St. George – As you drive up the hill from the upper bridge in St. George, a large sign will greet you proudly boasting, “St. George Community Roots, Grow With Us.” A symbolic welcome to the town’s new community garden, located next door to the famous town gorge.
St. George is one of several towns across the Atlantic provinces taking part in Kent Building Supplies’ community garden contest, which is divided by category with regards to each province. Each garden gets a photo and a write-up posted on the Kent Facebook page under the album pertaining to its respective province, and people are encouraged to like these posts in order to vote for the best garden. The winner of the contest receives $2000 worth of gardening supplies.
The St. George community garden was established earlier this year as a way to connect and engage the community, young and old.
“It gets people outside and [gives them] a chance to be active,” said Community Roots organizer, Jenna Murray.
“We have had a fantastic response from the community and our local schools, and we hope to expand in the coming years.”
Community Roots serves as not only a town centre-piece, but also as a possible tourist attraction.

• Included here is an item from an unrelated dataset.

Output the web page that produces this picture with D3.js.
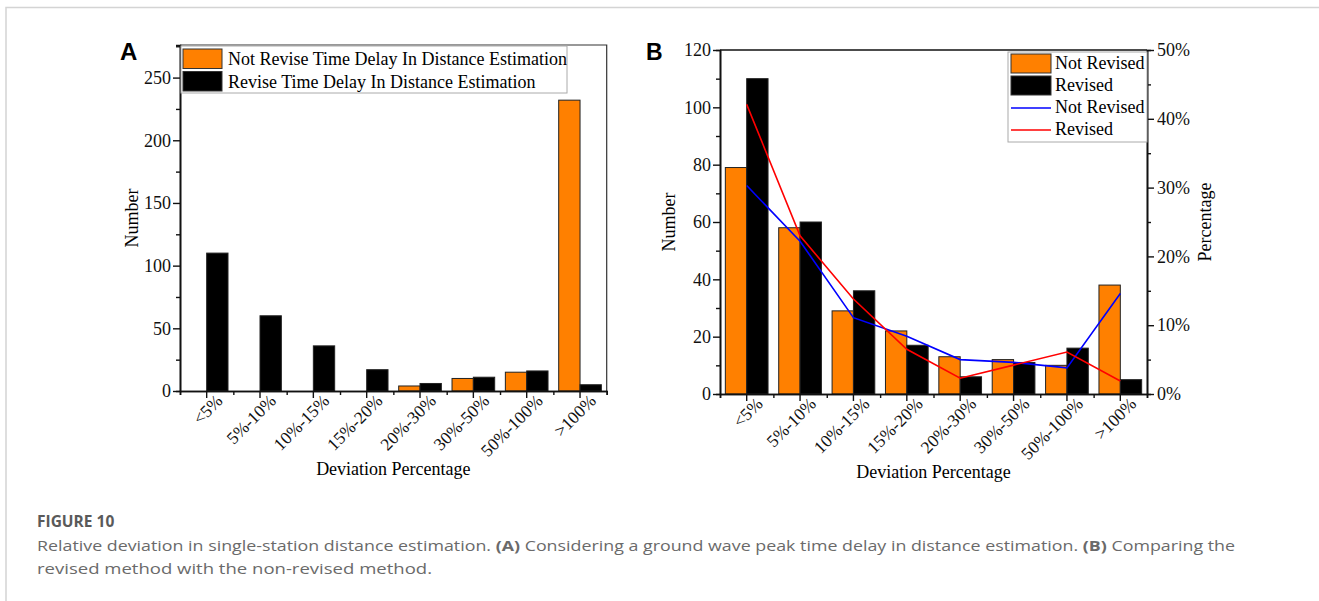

“We would love for Community Roots to bring more tourists to the area to check out our beautiful surroundings,” Murray smiled, adding, “I feel the location is perfect nestled along the beautiful gorge.”
The rules behind having your own plot in the garden are simple: you do not have to be a resident of St. George, simply pay the small fee. In fact, plots are free if you choose to grow food to be donated to the local food bank. Resources are available to all with the new on-site water shed, of which keys may be purchased for at $5 which is refunded at the end of the season. Plots are kept within individual wood casings that may be decorated.
Community Roots is currently one of the most voted-for gardens in the contest, and is quickly approaching first place. The post on the Kent Facebook page details the garden’s ability to help provide food for the local community, and notes that it’s a great place to escape from technology and stress.
“It’s a place where our children will learn from their elders and experience the joys of watching plants grow.”